## YOUR GOAL
From the line with "Write a LaTeX" to the line with "of Approval of", both lines included, set down exactly those lines, please, and no others.

Rows from a dataset of charts and code
════════
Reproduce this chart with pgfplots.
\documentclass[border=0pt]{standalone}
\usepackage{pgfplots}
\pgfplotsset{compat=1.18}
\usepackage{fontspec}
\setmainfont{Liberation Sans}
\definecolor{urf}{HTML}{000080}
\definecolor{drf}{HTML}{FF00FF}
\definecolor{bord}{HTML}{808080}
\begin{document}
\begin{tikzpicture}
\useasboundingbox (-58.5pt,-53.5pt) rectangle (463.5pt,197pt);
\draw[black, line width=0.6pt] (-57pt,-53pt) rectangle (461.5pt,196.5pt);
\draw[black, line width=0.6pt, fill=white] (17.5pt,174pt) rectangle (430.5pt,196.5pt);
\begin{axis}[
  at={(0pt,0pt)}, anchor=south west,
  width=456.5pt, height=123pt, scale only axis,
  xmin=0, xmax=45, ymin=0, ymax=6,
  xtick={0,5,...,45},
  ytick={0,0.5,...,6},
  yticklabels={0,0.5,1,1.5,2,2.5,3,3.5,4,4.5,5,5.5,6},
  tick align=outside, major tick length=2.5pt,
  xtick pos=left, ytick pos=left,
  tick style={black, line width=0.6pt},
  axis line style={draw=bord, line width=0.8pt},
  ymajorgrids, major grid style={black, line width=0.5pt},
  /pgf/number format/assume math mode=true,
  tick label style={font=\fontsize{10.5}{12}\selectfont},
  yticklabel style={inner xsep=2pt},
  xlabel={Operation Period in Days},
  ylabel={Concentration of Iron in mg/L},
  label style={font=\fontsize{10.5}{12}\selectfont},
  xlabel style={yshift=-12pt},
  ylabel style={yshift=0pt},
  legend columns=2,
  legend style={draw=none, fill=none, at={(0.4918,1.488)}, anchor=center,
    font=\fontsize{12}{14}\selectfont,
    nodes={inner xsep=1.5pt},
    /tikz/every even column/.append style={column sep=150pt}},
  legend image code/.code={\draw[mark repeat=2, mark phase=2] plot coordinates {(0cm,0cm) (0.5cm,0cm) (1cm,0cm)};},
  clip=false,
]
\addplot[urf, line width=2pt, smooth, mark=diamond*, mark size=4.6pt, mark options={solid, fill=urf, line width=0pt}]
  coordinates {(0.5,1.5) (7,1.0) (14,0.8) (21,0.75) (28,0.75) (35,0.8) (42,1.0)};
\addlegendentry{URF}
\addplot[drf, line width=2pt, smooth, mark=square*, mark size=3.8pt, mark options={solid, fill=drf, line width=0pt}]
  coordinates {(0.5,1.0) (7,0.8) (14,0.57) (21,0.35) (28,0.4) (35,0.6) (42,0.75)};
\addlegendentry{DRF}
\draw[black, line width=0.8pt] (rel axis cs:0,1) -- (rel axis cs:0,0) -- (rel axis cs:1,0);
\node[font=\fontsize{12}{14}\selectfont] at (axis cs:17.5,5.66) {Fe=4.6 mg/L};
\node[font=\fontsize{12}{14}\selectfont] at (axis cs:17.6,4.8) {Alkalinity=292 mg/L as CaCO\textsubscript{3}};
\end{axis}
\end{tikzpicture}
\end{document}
════════
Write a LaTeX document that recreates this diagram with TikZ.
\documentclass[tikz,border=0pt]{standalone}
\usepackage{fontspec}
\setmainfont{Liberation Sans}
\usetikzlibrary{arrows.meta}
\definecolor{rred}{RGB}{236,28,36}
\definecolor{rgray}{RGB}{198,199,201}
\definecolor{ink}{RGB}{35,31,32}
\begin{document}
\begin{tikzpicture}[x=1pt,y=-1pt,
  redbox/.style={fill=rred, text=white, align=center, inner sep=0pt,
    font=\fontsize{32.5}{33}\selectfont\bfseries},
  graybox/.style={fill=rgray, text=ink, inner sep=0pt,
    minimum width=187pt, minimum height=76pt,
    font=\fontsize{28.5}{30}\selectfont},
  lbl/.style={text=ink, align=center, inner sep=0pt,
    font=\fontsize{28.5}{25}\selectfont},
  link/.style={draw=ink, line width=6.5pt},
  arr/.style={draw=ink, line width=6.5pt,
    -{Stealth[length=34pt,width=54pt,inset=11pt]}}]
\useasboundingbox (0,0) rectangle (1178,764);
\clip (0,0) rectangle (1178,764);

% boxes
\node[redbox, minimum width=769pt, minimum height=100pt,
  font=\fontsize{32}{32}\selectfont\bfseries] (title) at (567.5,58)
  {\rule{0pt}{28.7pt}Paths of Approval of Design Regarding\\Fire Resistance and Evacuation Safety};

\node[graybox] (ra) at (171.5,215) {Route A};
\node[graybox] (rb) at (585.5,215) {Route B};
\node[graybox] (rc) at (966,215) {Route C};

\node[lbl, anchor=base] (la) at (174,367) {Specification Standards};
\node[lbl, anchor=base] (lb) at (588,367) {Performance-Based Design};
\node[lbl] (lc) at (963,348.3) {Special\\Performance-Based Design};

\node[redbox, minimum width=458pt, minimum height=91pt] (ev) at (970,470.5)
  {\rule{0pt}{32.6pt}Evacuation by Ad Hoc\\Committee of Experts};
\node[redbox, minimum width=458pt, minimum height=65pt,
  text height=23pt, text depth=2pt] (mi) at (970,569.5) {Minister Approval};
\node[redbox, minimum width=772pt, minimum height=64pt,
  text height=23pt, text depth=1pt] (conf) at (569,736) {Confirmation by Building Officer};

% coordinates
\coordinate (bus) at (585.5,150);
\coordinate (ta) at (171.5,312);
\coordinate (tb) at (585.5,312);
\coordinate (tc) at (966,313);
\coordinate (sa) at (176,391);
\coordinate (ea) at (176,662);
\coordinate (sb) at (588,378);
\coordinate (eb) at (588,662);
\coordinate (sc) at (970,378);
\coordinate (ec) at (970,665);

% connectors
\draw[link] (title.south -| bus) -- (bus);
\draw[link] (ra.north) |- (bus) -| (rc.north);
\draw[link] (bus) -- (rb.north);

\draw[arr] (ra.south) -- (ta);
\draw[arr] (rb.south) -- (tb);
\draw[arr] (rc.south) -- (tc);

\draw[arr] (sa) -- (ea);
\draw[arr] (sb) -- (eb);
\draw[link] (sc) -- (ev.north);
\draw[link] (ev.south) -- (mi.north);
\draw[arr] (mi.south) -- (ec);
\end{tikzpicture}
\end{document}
════════
## SOLUTION TO THIS EXERCISE
Write a LaTeX document that recreates this diagram with TikZ.
\documentclass[tikz,border=0pt]{standalone}
\usepackage{fontspec}
\setmainfont{Liberation Sans}
\usetikzlibrary{arrows.meta}
\definecolor{rred}{RGB}{236,28,36}
\definecolor{rgray}{RGB}{198,199,201}
\definecolor{ink}{RGB}{35,31,32}
\begin{document}
\begin{tikzpicture}[x=1pt,y=-1pt,
  redbox/.style={fill=rred, text=white, align=center, inner sep=0pt,
    font=\fontsize{32.5}{33}\selectfont\bfseries},
  graybox/.style={fill=rgray, text=ink, inner sep=0pt,
    minimum width=187pt, minimum height=76pt,
    font=\fontsize{28.5}{30}\selectfont},
  lbl/.style={text=ink, align=center, inner sep=0pt,
    font=\fontsize{28.5}{25}\selectfont},
  link/.style={draw=ink, line width=6.5pt},
  arr/.style={draw=ink, line width=6.5pt,
    -{Stealth[length=34pt,width=54pt,inset=11pt]}}]
\useasboundingbox (0,0) rectangle (1178,764);
\clip (0,0) rectangle (1178,764);

% boxes
\node[redbox, minimum width=769pt, minimum height=100pt,
  font=\fontsize{32}{32}\selectfont\bfseries] (title) at (567.5,58)
  {\rule{0pt}{28.7pt}Paths of Approval of Design Regarding\\Fire Resistance and Evacuation Safety};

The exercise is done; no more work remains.